The Centennial Center is a home away from home for political scientists working in DC. Through our Visiting Scholars Program, we host scholars from the United States and abroad as they conduct research or teach in the Washington, DC metropolitan area.
Located within the Association’s headquarters near Dupont Circle, the Centennial Center offers visiting scholars furnished shared workspace, a personal telephone, wifi, conference space, a small reference library, a digital resource library (including digital recording equipment for interviews), and free coffee and tea. There is no charge for a visiting scholar residency, but your APSA membership must be up-to-date.
Visiting scholars are encouraged to contribute to the intellectual life of the Association during their stay. This can include sharing their research via APSA’s blog, and brown bag presentations on their research. Visiting scholars are also offered the opportunity to contribute a summary of their research to the Center Page in PS: Political Science and Politics.
Interested in becoming a visiting scholar? Apply here. Applications are accepted on a rolling basis, and you can apply anywhere from one week to one year before your planned visit.
Current Visiting Scholars
Dr. Wineinger explores women’s political representation at the intersection of gender, race, and partisanship. Her current book project focuses on Republican Party politics and contributes to discussions of Republican women’s descriptive and substantive underrepresentation in Congress. She examines the ways Republican congresswomen claim to represent women and how they navigate intraparty gender dynamics in an era of heightened polarization.
Dr. Fong is working on a book which will show that congresspeople, like most human beings, like to help those who have helped them and to retaliate against those who have wronged them. This dramatically differs from the standard account of how cooperation is sustained in Congress and other political institutions, which emphasizes the role the expectation of future rewards over past behavior. Yet this new backward-looking perspective provides a coherent explanation for the ebb and flow of leadership power, the emergence and dissolution of rules, and the changing nature of partisan competition in Congress.

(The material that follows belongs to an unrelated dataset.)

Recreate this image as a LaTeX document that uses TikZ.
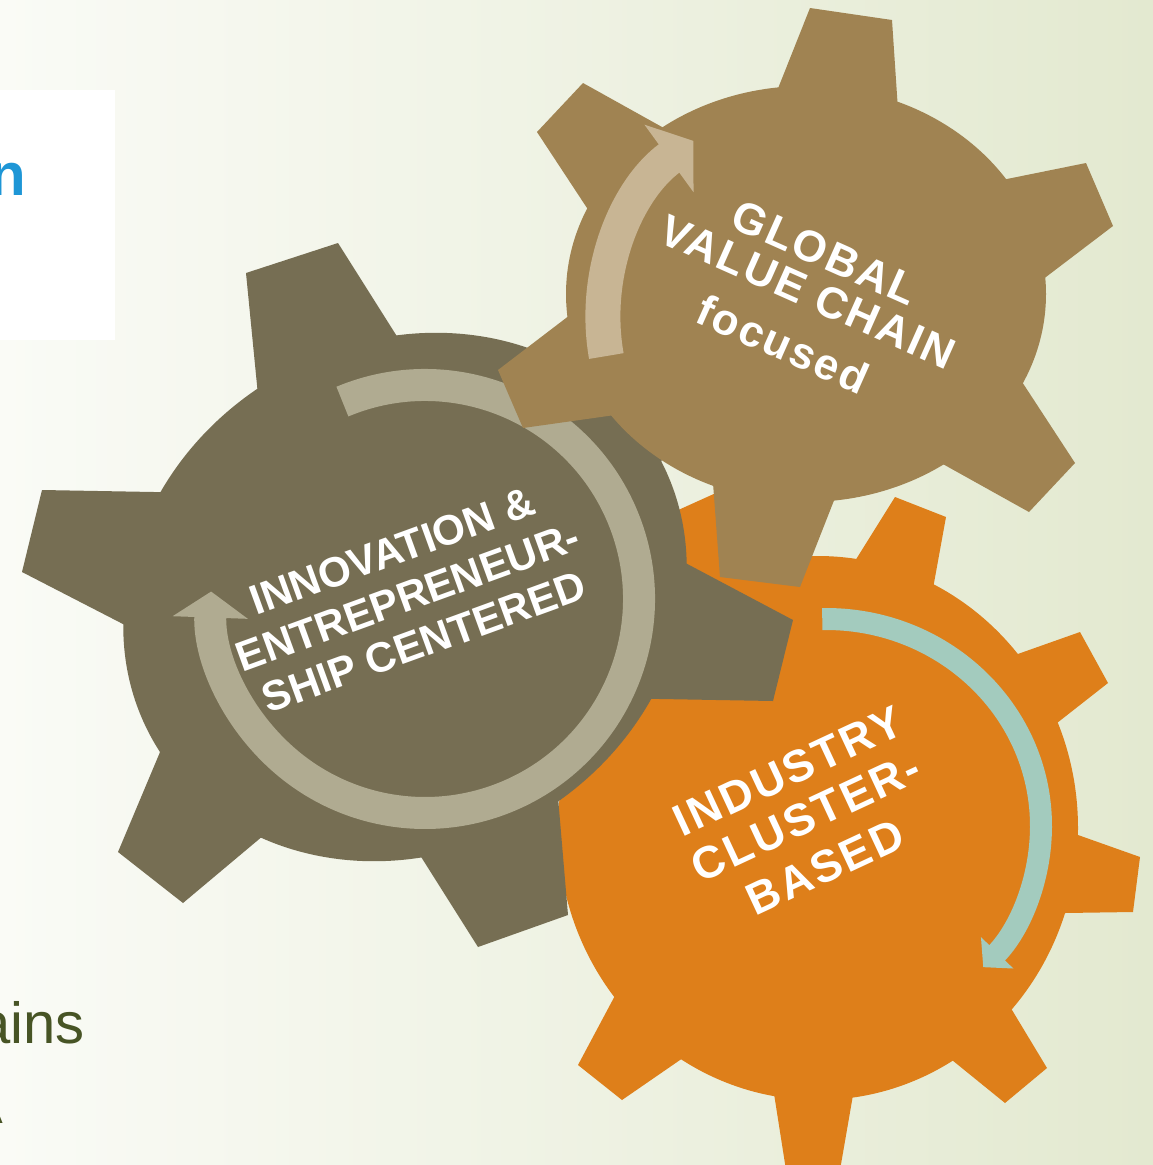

When new political parties form, do political opportunities open for women? What has been the impact of new political parties and new party system configurations on women’s representation within political parties, parliaments, and cabinets? What other actors, new to politics, have been brought into political institutions and the party system? In sum, do changes in party systems in democracies facilitate women’s inclusion in governance? Dr. Beckwith’s project addresses these questions by examining the intersection of institutions and political parties, focusing on four comparative cases: France, Italy, Sweden, and the US. It maps political party system changes in each case, identifying the emergence of new, electorally competitive political parties, shifts in the electoral performance of established parties, and the demise of previously competitive parties. It categorizes parties by party type and party family and investigates the transformations (and persistent stabilities) of party systems across time to analyze the impact of party system change on women’s political representation. The objective of the project is to understand the consequences of party system changes in democracies for women’s political representation.
Dr. Musgrave’s book project looks at the evolution of congressional-executive relations through the lens of the development of party institutions and other informal institutions during the eighteenth and nineteenth centuries. He is interested in seeing how these developments changed the ways that the formal powers of Congress and the presidency were exercised. He will be trying to understand how politics in Congress affects foreign policy in the modern era of polarization compared to the “textbook Congress” of the 1950s and 1960s.
Michael Baggesen Klitgaard
Michael Baggesen Klitgaard conducts research on government responsiveness toward policy demands raised by business interest groups. Klitgaard suggests that independent business influence is constrained and systematically moderated by electoral and fiscal concerns of democratic governments, and conducts cross-country empirical analysis of tax policy decision making in a number of economically advanced democracies. Klitgaard is a professor of political science at the University of Southern Denmark and held previously a visiting scholarship at the Minda de Gunzburg Centre for European Studies – Harvard University.